▸ Task instructions:
Write out all of the lines below, exactly and completely.

※

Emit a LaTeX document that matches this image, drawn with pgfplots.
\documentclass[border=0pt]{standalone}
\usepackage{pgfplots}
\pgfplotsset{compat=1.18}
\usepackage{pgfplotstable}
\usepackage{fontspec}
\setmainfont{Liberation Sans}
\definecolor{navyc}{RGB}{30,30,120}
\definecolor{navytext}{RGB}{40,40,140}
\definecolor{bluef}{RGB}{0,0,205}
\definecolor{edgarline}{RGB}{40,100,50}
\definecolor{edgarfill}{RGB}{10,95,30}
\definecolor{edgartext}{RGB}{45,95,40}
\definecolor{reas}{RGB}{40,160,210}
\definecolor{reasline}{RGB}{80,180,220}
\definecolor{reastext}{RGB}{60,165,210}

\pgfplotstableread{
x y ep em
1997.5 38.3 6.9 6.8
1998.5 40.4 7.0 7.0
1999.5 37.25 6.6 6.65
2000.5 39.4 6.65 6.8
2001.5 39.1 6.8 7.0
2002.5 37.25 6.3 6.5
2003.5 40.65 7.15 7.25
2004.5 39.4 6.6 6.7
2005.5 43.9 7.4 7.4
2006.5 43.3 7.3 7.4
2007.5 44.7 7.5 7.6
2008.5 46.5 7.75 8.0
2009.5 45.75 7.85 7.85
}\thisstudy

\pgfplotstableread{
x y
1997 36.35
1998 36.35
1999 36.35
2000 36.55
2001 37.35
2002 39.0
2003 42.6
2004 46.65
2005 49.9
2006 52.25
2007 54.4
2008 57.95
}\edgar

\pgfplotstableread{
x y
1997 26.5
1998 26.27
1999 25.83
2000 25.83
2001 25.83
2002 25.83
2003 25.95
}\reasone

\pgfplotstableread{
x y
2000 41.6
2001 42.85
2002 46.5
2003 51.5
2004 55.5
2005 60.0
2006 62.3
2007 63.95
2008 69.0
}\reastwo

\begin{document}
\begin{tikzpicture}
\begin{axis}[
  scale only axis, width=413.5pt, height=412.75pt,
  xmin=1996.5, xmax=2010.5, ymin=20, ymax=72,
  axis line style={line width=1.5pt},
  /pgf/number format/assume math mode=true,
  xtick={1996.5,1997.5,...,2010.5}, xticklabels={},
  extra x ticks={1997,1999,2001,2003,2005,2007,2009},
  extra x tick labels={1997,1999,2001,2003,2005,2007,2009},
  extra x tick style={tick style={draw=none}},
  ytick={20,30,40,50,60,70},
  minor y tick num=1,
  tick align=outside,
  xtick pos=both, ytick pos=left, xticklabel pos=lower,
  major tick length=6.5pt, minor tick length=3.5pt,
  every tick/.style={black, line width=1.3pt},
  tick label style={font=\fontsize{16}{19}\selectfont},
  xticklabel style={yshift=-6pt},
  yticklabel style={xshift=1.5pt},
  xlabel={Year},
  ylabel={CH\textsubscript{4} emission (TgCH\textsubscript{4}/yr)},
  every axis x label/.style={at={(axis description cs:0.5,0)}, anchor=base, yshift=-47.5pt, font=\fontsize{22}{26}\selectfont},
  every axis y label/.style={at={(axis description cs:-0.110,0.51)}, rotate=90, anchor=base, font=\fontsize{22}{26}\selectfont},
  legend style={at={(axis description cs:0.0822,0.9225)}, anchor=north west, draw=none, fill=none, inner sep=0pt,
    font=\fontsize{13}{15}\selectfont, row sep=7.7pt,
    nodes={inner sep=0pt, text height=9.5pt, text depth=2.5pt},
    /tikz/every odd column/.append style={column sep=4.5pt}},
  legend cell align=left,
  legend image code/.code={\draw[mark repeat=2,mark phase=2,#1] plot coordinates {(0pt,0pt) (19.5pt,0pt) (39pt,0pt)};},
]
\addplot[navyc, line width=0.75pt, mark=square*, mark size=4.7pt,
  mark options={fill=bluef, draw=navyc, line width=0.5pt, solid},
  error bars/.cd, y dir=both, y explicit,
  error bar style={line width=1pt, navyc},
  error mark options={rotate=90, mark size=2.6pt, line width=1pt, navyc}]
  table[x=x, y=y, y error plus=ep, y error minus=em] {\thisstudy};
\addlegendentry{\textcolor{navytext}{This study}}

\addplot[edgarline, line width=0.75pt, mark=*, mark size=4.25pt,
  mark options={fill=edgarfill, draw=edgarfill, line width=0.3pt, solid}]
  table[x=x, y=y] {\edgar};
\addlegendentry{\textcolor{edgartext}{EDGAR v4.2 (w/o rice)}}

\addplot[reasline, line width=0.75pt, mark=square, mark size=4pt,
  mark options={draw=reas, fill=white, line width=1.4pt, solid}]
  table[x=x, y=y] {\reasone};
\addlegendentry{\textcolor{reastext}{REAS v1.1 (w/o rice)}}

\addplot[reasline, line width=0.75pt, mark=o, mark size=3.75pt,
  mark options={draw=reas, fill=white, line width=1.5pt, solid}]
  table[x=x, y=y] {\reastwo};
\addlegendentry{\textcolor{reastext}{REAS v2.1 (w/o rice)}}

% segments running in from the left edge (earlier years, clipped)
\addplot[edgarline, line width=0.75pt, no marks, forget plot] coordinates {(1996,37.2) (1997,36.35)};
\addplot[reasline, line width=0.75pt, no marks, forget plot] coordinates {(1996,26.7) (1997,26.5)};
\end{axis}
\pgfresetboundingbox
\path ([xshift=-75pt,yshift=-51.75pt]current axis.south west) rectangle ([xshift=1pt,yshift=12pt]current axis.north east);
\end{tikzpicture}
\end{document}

※

▸ Solution to this exercise:
Emit a LaTeX document that matches this image, drawn with pgfplots.
\documentclass[border=0pt]{standalone}
\usepackage{pgfplots}
\pgfplotsset{compat=1.18}
\usepackage{pgfplotstable}
\usepackage{fontspec}
\setmainfont{Liberation Sans}
\definecolor{navyc}{RGB}{30,30,120}
\definecolor{navytext}{RGB}{40,40,140}
\definecolor{bluef}{RGB}{0,0,205}
\definecolor{edgarline}{RGB}{40,100,50}
\definecolor{edgarfill}{RGB}{10,95,30}
\definecolor{edgartext}{RGB}{45,95,40}
\definecolor{reas}{RGB}{40,160,210}
\definecolor{reasline}{RGB}{80,180,220}
\definecolor{reastext}{RGB}{60,165,210}

\pgfplotstableread{
x y ep em
1997.5 38.3 6.9 6.8
1998.5 40.4 7.0 7.0
1999.5 37.25 6.6 6.65
2000.5 39.4 6.65 6.8
2001.5 39.1 6.8 7.0
2002.5 37.25 6.3 6.5
2003.5 40.65 7.15 7.25
2004.5 39.4 6.6 6.7
2005.5 43.9 7.4 7.4
2006.5 43.3 7.3 7.4
2007.5 44.7 7.5 7.6
2008.5 46.5 7.75 8.0
2009.5 45.75 7.85 7.85
}\thisstudy

\pgfplotstableread{
x y
1997 36.35
1998 36.35
1999 36.35
2000 36.55
2001 37.35
2002 39.0
2003 42.6
2004 46.65
2005 49.9
2006 52.25
2007 54.4
2008 57.95
}\edgar

\pgfplotstableread{
x y
1997 26.5
1998 26.27
1999 25.83
2000 25.83
2001 25.83
2002 25.83
2003 25.95
}\reasone

\pgfplotstableread{
x y
2000 41.6
2001 42.85
2002 46.5
2003 51.5
2004 55.5
2005 60.0
2006 62.3
2007 63.95
2008 69.0
}\reastwo

\begin{document}
\begin{tikzpicture}
\begin{axis}[
  scale only axis, width=413.5pt, height=412.75pt,
  xmin=1996.5, xmax=2010.5, ymin=20, ymax=72,
  axis line style={line width=1.5pt},
  /pgf/number format/assume math mode=true,
  xtick={1996.5,1997.5,...,2010.5}, xticklabels={},
  extra x ticks={1997,1999,2001,2003,2005,2007,2009},
  extra x tick labels={1997,1999,2001,2003,2005,2007,2009},
  extra x tick style={tick style={draw=none}},
  ytick={20,30,40,50,60,70},
  minor y tick num=1,
  tick align=outside,
  xtick pos=both, ytick pos=left, xticklabel pos=lower,
  major tick length=6.5pt, minor tick length=3.5pt,
  every tick/.style={black, line width=1.3pt},
  tick label style={font=\fontsize{16}{19}\selectfont},
  xticklabel style={yshift=-6pt},
  yticklabel style={xshift=1.5pt},
  xlabel={Year},
  ylabel={CH\textsubscript{4} emission (TgCH\textsubscript{4}/yr)},
  every axis x label/.style={at={(axis description cs:0.5,0)}, anchor=base, yshift=-47.5pt, font=\fontsize{22}{26}\selectfont},
  every axis y label/.style={at={(axis description cs:-0.110,0.51)}, rotate=90, anchor=base, font=\fontsize{22}{26}\selectfont},
  legend style={at={(axis description cs:0.0822,0.9225)}, anchor=north west, draw=none, fill=none, inner sep=0pt,
    font=\fontsize{13}{15}\selectfont, row sep=7.7pt,
    nodes={inner sep=0pt, text height=9.5pt, text depth=2.5pt},
    /tikz/every odd column/.append style={column sep=4.5pt}},
  legend cell align=left,
  legend image code/.code={\draw[mark repeat=2,mark phase=2,#1] plot coordinates {(0pt,0pt) (19.5pt,0pt) (39pt,0pt)};},
]
\addplot[navyc, line width=0.75pt, mark=square*, mark size=4.7pt,
  mark options={fill=bluef, draw=navyc, line width=0.5pt, solid},
  error bars/.cd, y dir=both, y explicit,
  error bar style={line width=1pt, navyc},
  error mark options={rotate=90, mark size=2.6pt, line width=1pt, navyc}]
  table[x=x, y=y, y error plus=ep, y error minus=em] {\thisstudy};
\addlegendentry{\textcolor{navytext}{This study}}

\addplot[edgarline, line width=0.75pt, mark=*, mark size=4.25pt,
  mark options={fill=edgarfill, draw=edgarfill, line width=0.3pt, solid}]
  table[x=x, y=y] {\edgar};
\addlegendentry{\textcolor{edgartext}{EDGAR v4.2 (w/o rice)}}

\addplot[reasline, line width=0.75pt, mark=square, mark size=4pt,
  mark options={draw=reas, fill=white, line width=1.4pt, solid}]
  table[x=x, y=y] {\reasone};
\addlegendentry{\textcolor{reastext}{REAS v1.1 (w/o rice)}}

\addplot[reasline, line width=0.75pt, mark=o, mark size=3.75pt,
  mark options={draw=reas, fill=white, line width=1.5pt, solid}]
  table[x=x, y=y] {\reastwo};
\addlegendentry{\textcolor{reastext}{REAS v2.1 (w/o rice)}}

% segments running in from the left edge (earlier years, clipped)
\addplot[edgarline, line width=0.75pt, no marks, forget plot] coordinates {(1996,37.2) (1997,36.35)};
\addplot[reasline, line width=0.75pt, no marks, forget plot] coordinates {(1996,26.7) (1997,26.5)};
\end{axis}
\pgfresetboundingbox
\path ([xshift=-75pt,yshift=-51.75pt]current axis.south west) rectangle ([xshift=1pt,yshift=12pt]current axis.north east);
\end{tikzpicture}
\end{document}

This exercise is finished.